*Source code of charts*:
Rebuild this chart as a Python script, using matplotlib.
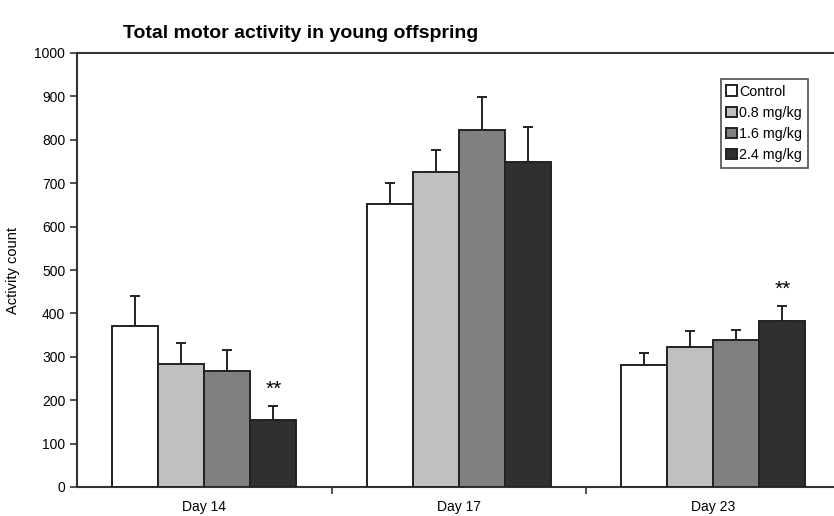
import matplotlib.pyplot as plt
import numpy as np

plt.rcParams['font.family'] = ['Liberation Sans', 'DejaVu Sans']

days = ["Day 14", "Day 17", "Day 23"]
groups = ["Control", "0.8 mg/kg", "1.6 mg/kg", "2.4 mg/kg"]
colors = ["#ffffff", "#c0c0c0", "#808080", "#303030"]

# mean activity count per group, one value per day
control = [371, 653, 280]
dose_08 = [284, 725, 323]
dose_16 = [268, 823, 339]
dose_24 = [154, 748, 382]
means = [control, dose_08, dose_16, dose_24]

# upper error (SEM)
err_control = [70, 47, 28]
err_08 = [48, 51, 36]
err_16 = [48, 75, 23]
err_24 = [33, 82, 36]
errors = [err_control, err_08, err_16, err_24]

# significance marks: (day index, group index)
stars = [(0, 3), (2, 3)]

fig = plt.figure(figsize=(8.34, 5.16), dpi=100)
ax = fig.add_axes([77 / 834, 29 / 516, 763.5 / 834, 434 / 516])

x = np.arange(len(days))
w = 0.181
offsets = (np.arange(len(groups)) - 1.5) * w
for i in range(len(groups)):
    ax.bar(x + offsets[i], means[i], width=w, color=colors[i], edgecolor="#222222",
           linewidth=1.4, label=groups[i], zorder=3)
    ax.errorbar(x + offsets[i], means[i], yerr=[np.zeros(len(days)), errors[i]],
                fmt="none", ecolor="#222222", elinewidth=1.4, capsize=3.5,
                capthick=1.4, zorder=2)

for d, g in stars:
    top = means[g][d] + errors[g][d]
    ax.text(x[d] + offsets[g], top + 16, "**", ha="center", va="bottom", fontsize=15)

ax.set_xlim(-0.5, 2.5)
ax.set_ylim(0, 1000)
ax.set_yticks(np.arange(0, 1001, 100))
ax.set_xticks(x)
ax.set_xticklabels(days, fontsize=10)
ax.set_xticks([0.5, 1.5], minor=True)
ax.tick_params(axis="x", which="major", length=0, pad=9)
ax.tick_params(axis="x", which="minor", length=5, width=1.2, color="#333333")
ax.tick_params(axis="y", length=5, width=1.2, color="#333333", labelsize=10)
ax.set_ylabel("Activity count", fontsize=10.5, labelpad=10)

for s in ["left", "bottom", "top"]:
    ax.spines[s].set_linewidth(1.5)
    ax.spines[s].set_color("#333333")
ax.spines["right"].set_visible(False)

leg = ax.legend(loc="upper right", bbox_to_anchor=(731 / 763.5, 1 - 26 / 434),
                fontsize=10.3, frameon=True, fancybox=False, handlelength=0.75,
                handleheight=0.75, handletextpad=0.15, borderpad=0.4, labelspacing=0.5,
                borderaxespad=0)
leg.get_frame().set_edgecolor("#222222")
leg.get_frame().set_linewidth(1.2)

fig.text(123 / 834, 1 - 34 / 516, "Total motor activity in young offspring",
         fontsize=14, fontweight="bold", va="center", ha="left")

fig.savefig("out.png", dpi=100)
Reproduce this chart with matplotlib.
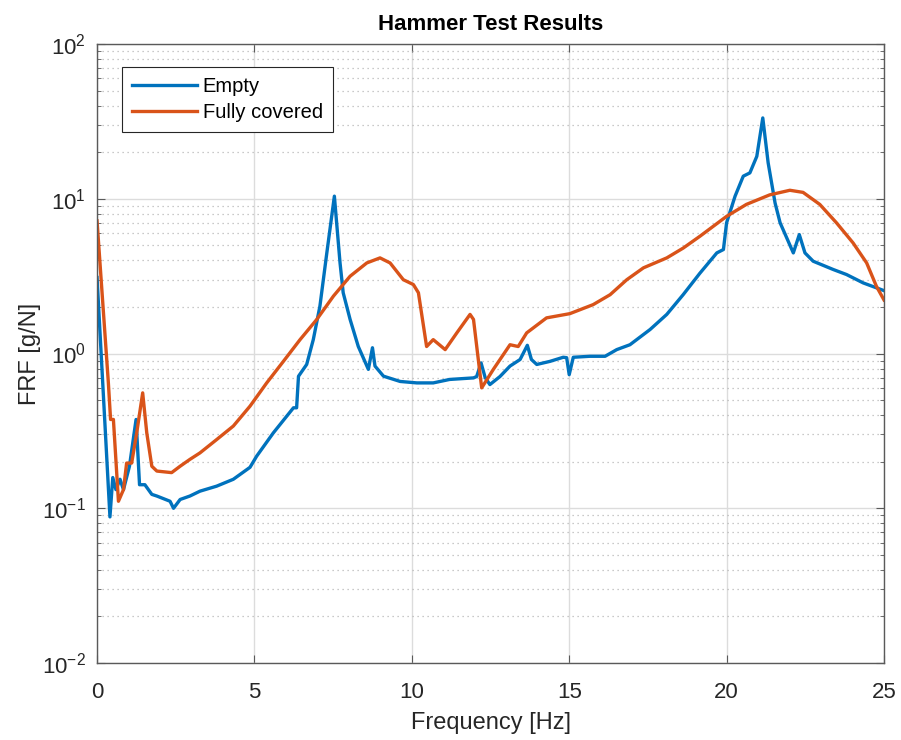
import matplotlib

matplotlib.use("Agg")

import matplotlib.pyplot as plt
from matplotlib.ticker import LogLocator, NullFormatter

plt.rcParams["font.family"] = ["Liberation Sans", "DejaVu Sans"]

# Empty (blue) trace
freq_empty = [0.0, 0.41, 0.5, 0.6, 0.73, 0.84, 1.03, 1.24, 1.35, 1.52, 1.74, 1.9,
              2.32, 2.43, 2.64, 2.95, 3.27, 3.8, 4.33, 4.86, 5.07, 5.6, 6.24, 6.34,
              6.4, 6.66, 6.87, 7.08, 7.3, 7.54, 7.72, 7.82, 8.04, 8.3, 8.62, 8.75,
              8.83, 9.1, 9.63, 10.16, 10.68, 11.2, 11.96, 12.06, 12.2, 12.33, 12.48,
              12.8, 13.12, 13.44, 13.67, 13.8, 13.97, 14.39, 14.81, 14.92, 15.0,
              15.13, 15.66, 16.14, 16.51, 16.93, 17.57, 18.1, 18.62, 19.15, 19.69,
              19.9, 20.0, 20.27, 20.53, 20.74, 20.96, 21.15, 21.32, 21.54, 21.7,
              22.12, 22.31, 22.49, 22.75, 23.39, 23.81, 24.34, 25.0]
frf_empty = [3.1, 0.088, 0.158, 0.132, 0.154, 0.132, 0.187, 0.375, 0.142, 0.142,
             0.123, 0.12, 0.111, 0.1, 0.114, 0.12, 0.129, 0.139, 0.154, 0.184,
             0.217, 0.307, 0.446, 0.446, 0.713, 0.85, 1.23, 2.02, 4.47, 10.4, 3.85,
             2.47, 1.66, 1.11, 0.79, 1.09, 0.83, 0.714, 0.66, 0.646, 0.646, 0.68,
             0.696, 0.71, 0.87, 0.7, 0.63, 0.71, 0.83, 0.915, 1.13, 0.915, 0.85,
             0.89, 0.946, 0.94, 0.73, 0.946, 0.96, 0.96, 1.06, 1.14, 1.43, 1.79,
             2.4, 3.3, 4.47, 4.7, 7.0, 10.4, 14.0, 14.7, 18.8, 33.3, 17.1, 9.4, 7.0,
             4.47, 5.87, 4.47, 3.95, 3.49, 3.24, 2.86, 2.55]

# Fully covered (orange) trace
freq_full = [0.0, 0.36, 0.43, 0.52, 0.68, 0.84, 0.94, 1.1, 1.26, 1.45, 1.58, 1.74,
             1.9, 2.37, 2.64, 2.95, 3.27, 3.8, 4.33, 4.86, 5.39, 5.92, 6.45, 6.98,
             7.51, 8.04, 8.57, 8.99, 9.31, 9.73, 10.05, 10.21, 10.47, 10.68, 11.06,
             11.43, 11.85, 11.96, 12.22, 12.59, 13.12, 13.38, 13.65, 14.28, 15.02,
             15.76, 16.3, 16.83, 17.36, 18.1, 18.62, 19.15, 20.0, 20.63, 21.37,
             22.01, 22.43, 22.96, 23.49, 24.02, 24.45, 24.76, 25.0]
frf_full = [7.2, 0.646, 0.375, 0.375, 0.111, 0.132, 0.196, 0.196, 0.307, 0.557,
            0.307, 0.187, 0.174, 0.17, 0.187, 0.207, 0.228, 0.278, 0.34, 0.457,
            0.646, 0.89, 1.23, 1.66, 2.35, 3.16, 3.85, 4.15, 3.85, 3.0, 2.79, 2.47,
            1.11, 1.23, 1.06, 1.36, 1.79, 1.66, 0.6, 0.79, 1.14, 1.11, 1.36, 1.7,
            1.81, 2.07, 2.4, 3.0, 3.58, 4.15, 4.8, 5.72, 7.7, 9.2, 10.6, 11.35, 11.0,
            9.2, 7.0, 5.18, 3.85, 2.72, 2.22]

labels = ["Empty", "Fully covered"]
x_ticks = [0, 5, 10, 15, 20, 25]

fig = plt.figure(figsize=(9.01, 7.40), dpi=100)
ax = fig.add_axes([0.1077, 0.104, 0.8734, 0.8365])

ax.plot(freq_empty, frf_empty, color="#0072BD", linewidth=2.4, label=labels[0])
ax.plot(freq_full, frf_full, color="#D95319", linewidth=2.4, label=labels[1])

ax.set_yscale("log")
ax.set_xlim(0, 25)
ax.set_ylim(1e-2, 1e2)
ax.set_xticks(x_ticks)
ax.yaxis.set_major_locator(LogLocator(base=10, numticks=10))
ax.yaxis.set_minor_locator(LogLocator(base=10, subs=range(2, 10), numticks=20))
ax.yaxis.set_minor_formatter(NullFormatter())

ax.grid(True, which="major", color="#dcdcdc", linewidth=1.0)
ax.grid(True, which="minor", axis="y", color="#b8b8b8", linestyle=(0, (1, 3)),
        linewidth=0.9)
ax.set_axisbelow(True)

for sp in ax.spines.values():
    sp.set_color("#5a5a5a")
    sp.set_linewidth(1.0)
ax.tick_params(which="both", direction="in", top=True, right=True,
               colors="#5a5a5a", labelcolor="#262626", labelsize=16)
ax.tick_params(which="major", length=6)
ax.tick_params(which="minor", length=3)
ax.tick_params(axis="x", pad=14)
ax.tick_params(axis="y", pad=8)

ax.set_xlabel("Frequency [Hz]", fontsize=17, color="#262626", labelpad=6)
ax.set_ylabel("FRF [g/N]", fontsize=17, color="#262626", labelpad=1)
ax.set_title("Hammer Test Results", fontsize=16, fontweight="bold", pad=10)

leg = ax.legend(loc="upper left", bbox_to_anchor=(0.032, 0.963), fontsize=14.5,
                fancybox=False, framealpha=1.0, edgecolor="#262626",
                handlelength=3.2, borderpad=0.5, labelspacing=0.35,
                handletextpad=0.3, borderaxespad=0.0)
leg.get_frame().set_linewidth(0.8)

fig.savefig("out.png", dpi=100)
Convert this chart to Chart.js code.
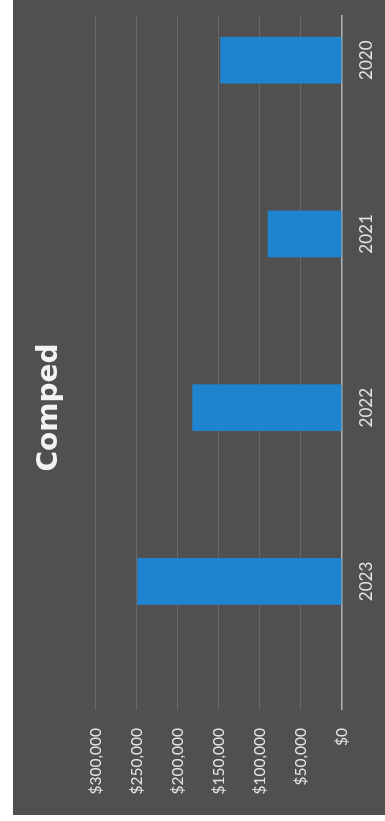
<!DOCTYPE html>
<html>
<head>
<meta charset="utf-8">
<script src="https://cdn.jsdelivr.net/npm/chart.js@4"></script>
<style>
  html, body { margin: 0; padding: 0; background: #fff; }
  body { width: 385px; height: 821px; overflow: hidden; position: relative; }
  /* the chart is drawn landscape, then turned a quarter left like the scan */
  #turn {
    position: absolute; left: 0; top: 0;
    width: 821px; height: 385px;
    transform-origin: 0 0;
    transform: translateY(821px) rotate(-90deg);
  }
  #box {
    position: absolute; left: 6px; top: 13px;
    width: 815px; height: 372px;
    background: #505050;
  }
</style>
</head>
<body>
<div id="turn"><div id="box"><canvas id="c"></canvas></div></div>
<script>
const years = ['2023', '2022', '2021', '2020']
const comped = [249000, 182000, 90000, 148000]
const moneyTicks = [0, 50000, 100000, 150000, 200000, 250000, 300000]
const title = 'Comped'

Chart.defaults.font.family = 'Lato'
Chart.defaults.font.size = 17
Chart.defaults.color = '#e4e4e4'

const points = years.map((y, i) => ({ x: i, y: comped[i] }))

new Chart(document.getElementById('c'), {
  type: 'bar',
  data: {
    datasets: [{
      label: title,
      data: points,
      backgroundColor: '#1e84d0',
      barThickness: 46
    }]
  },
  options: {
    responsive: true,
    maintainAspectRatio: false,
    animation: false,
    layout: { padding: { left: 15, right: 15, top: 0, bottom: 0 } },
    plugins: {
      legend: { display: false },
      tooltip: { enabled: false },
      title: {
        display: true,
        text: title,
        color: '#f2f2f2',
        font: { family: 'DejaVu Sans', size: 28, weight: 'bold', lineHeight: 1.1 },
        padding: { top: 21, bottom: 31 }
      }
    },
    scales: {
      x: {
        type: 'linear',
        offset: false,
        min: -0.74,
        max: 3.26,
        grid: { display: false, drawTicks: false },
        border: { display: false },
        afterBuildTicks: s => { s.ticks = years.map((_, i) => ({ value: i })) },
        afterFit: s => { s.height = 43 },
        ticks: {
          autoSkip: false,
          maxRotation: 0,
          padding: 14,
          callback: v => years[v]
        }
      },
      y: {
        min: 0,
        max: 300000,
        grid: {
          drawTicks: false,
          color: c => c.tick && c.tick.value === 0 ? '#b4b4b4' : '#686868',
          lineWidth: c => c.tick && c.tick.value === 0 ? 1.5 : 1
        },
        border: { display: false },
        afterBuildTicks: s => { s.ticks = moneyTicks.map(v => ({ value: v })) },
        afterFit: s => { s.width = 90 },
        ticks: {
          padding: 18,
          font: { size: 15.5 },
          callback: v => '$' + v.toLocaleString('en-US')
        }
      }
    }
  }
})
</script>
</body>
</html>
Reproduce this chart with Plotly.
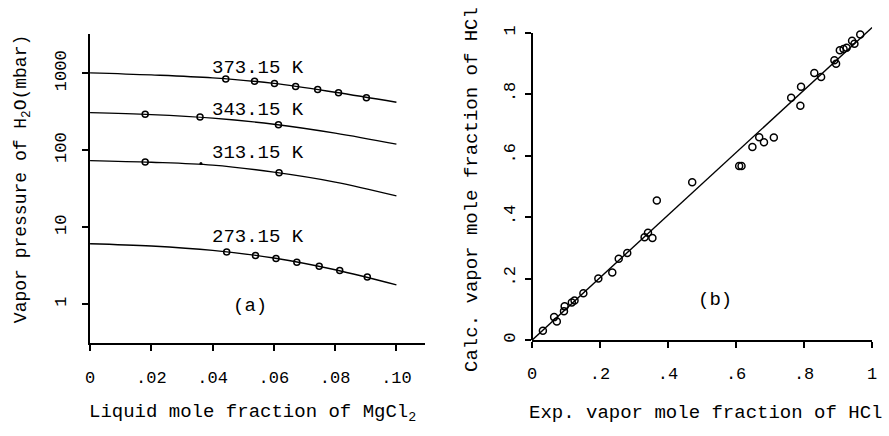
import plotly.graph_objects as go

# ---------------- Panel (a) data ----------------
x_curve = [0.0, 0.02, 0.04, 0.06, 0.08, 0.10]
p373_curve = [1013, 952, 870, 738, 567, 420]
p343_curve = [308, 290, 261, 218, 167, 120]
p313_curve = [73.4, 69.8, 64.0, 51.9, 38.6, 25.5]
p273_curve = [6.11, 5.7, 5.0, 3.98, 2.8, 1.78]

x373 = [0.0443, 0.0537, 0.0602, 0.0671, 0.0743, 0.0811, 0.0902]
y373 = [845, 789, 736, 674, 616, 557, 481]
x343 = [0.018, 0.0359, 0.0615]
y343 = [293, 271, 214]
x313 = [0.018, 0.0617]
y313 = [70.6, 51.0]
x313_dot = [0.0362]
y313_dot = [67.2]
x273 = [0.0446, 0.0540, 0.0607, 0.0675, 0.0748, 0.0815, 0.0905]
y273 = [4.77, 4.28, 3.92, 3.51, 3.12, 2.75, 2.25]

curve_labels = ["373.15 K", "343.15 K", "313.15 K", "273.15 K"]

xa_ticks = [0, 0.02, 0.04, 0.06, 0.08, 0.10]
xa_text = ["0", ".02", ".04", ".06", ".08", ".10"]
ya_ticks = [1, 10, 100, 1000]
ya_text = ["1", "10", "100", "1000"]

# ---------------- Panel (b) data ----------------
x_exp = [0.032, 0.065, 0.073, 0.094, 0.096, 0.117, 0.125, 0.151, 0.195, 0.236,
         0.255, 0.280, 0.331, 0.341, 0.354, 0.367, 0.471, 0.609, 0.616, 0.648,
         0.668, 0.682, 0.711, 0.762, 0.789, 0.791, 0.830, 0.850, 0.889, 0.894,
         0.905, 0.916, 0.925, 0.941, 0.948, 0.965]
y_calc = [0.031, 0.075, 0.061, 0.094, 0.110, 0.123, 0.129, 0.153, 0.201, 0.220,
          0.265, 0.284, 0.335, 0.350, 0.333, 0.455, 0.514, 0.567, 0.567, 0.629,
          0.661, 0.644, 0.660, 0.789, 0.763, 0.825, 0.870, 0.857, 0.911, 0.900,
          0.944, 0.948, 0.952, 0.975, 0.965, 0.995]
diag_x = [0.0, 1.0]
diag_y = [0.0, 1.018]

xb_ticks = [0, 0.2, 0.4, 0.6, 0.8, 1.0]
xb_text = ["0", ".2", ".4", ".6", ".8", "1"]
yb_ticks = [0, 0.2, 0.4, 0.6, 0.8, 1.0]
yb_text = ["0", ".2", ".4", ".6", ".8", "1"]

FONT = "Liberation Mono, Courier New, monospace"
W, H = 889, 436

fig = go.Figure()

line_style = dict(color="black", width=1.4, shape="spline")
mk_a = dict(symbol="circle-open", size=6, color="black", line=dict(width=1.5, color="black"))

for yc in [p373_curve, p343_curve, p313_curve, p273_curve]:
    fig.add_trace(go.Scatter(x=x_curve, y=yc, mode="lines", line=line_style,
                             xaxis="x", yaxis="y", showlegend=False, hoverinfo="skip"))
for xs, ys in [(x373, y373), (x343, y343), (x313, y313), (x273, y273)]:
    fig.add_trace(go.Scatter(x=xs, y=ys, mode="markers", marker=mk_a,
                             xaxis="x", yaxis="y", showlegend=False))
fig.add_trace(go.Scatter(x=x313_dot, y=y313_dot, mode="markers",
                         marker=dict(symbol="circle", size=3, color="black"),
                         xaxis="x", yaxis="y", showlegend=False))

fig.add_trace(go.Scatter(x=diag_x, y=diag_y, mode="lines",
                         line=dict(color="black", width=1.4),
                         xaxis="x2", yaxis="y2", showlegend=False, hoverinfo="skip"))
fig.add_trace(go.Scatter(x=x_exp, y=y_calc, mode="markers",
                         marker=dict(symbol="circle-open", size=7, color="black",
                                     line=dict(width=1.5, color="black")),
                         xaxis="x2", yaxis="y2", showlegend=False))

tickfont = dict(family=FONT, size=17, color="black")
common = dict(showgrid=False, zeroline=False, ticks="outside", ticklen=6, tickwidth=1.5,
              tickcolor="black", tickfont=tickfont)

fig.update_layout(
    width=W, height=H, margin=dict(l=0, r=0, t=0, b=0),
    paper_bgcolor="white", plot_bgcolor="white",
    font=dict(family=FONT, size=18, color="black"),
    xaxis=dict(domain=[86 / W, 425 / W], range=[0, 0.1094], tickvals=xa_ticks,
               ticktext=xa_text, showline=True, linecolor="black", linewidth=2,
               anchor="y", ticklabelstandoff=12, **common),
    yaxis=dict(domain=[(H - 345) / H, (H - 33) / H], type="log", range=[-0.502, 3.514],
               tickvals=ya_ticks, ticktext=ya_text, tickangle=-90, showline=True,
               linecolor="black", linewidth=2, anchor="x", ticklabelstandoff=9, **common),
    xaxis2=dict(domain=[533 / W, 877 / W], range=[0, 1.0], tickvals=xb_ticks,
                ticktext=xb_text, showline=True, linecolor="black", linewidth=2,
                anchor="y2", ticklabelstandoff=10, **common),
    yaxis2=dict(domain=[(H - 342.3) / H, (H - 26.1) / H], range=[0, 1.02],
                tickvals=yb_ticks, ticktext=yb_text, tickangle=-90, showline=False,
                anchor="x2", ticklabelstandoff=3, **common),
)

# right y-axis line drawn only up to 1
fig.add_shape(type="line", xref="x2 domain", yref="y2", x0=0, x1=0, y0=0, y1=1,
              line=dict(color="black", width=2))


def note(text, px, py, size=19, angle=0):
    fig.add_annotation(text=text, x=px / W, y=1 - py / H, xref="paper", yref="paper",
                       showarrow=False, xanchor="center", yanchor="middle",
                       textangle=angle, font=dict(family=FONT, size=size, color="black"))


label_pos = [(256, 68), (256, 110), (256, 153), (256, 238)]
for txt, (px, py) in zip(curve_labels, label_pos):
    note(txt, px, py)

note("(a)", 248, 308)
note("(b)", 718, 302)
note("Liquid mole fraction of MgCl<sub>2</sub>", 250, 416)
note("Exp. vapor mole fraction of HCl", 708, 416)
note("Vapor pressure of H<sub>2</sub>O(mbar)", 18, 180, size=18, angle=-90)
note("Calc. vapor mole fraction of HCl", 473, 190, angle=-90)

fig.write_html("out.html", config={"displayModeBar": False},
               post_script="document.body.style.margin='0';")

*TASK INSTRUCTIONS*:
Starting at the first line of the records above, set down each line exactly through the one that holds "ax = fig.add_axes([77". Omit pictures.

*EXPECTED OUTPUT*:
Rebuild this chart as a Python script, using matplotlib.
import matplotlib.pyplot as plt
import numpy as np

plt.rcParams['font.family'] = ['Liberation Sans', 'DejaVu Sans']

days = ["Day 14", "Day 17", "Day 23"]
groups = ["Control", "0.8 mg/kg", "1.6 mg/kg", "2.4 mg/kg"]
colors = ["#ffffff", "#c0c0c0", "#808080", "#303030"]

# mean activity count per group, one value per day
control = [371, 653, 280]
dose_08 = [284, 725, 323]
dose_16 = [268, 823, 339]
dose_24 = [154, 748, 382]
means = [control, dose_08, dose_16, dose_24]

# upper error (SEM)
err_control = [70, 47, 28]
err_08 = [48, 51, 36]
err_16 = [48, 75, 23]
err_24 = [33, 82, 36]
errors = [err_control, err_08, err_16, err_24]

# significance marks: (day index, group index)
stars = [(0, 3), (2, 3)]

fig = plt.figure(figsize=(8.34, 5.16), dpi=100)
ax = fig.add_axes([77 / 834, 29 / 516, 763.5 / 834, 434 / 516])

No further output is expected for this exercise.